Figure scripts:
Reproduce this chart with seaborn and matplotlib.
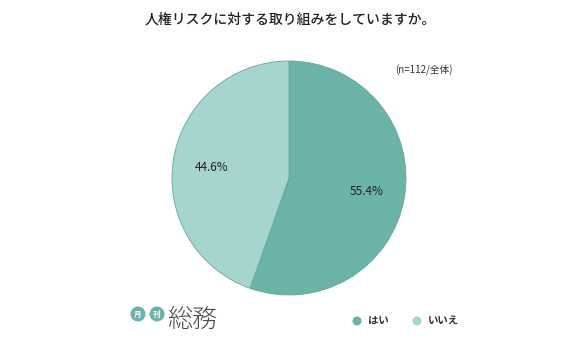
import matplotlib
matplotlib.use("Agg")
import matplotlib.pyplot as plt
from matplotlib.patches import Ellipse
import seaborn as sns

categories = ["はい", "いいえ"]
values = [55.4, 44.6]
colors = ["#6bb3a8", "#a6d4ce"]
title = "人権リスクに対する取り組みをしていますか。"
note = "(n=112/全体)"

sns.set_theme(style="white")
plt.rcParams['font.family'] = ['Noto Sans CJK JP', 'DejaVu Sans']

W, H = 580, 360
fig = plt.figure(figsize=(W / 100, H / 100), dpi=100)
fig.patch.set_facecolor("white")


def dot(x, y, rad, color):
    fig.add_artist(Ellipse((x / W, 1 - y / H), 2 * rad / W, 2 * rad / H,
                           transform=fig.transFigure, facecolor=color, edgecolor="none"))


cx, cy, r = 289, 178, 117
ax = fig.add_axes([(cx - r) / W, (H - cy - r) / H, 2 * r / W, 2 * r / H])
wedges, texts, autotexts = ax.pie(
    values, colors=colors, startangle=90, counterclock=False,
    autopct=lambda p: f"{p:.1f}%", pctdistance=0.67,
    wedgeprops=dict(edgecolor="#5fa99e", linewidth=0.6),
    textprops=dict(fontsize=8.5, color="#222222"))
autotexts[1].set_position((autotexts[1].get_position()[0], autotexts[1].get_position()[1] - 0.02))
ax.set_aspect("equal")
ax.set_xlim(-1.0, 1.0)
ax.set_ylim(-1.0, 1.0)
ax.axis("off")

fig.text(290 / W, 1 - 20 / H, title, ha="center", va="center", fontsize=10,
         color="#222222", fontweight="medium")
fig.text(395 / W, 1 - 70 / H, note, ha="left", va="center", fontsize=7, color="#333333")

# legend
lx = [357, 417]
for i, (c, lab) in enumerate(zip(colors, categories)):
    dot(lx[i], 321, 4.5, c)
    fig.text((lx[i] + 11) / W, 1 - 321 / H, lab, ha="left", va="center", fontsize=7.5,
             color="#333333", fontweight="bold")

# logo
for x0, ch in [(138, "月"), (157, "刊")]:
    dot(x0, 314, 7.5, "#6bb3a8")
    fig.text(x0 / W, 1 - 314 / H, ch, ha="center", va="center", fontsize=5.5,
             color="white", fontweight="bold")
fig.text(167 / W, 1 - 320 / H, "総務", ha="left", va="center", fontsize=18, color="#4a4a4a",
         fontweight="light")

fig.savefig("out.png", dpi=100, facecolor="white")
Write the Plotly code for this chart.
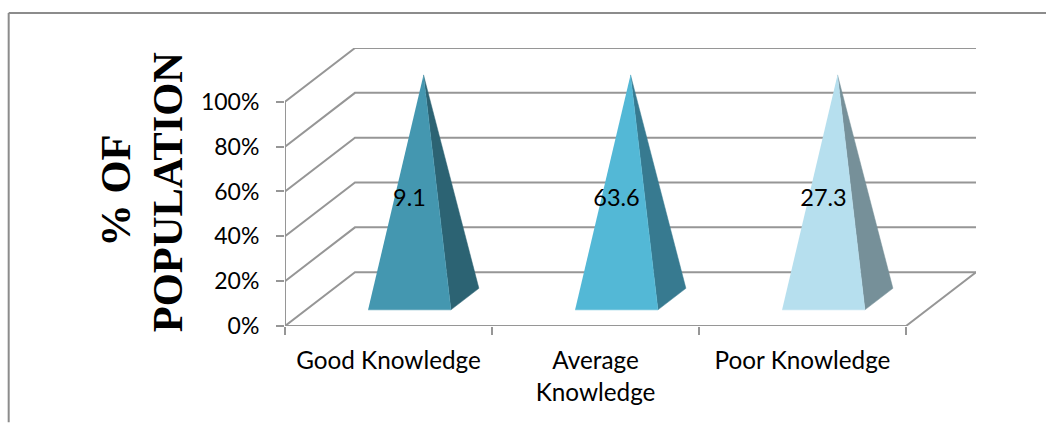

Description of the task:
Do not copy the pictures, but repeat every line exactly.

Exercise response:
Reproduce this chart with seaborn and matplotlib.
import matplotlib
matplotlib.use("Agg")
import matplotlib.pyplot as plt
from matplotlib.patches import Ellipse
import seaborn as sns

categories = ["はい", "いいえ"]
values = [55.4, 44.6]
colors = ["#6bb3a8", "#a6d4ce"]
title = "人権リスクに対する取り組みをしていますか。"
note = "(n=112/全体)"

sns.set_theme(style="white")
plt.rcParams['font.family'] = ['Noto Sans CJK JP', 'DejaVu Sans']

W, H = 580, 360
fig = plt.figure(figsize=(W / 100, H / 100), dpi=100)
fig.patch.set_facecolor("white")


def dot(x, y, rad, color):
    fig.add_artist(Ellipse((x / W, 1 - y / H), 2 * rad / W, 2 * rad / H,
                           transform=fig.transFigure, facecolor=color, edgecolor="none"))


cx, cy, r = 289, 178, 117
ax = fig.add_axes([(cx - r) / W, (H - cy - r) / H, 2 * r / W, 2 * r / H])
wedges, texts, autotexts = ax.pie(
    values, colors=colors, startangle=90, counterclock=False,
    autopct=lambda p: f"{p:.1f}%", pctdistance=0.67,
    wedgeprops=dict(edgecolor="#5fa99e", linewidth=0.6),
    textprops=dict(fontsize=8.5, color="#222222"))
autotexts[1].set_position((autotexts[1].get_position()[0], autotexts[1].get_position()[1] - 0.02))
ax.set_aspect("equal")
ax.set_xlim(-1.0, 1.0)
ax.set_ylim(-1.0, 1.0)
ax.axis("off")

fig.text(290 / W, 1 - 20 / H, title, ha="center", va="center", fontsize=10,
         color="#222222", fontweight="medium")
fig.text(395 / W, 1 - 70 / H, note, ha="left", va="center", fontsize=7, color="#333333")

# legend
lx = [357, 417]
for i, (c, lab) in enumerate(zip(colors, categories)):
    dot(lx[i], 321, 4.5, c)
    fig.text((lx[i] + 11) / W, 1 - 321 / H, lab, ha="left", va="center", fontsize=7.5,
             color="#333333", fontweight="bold")

# logo
for x0, ch in [(138, "月"), (157, "刊")]:
    dot(x0, 314, 7.5, "#6bb3a8")
    fig.text(x0 / W, 1 - 314 / H, ch, ha="center", va="center", fontsize=5.5,
             color="white", fontweight="bold")
fig.text(167 / W, 1 - 320 / H, "総務", ha="left", va="center", fontsize=18, color="#4a4a4a",
         fontweight="light")

fig.savefig("out.png", dpi=100, facecolor="white")
Write the Plotly code for this chart.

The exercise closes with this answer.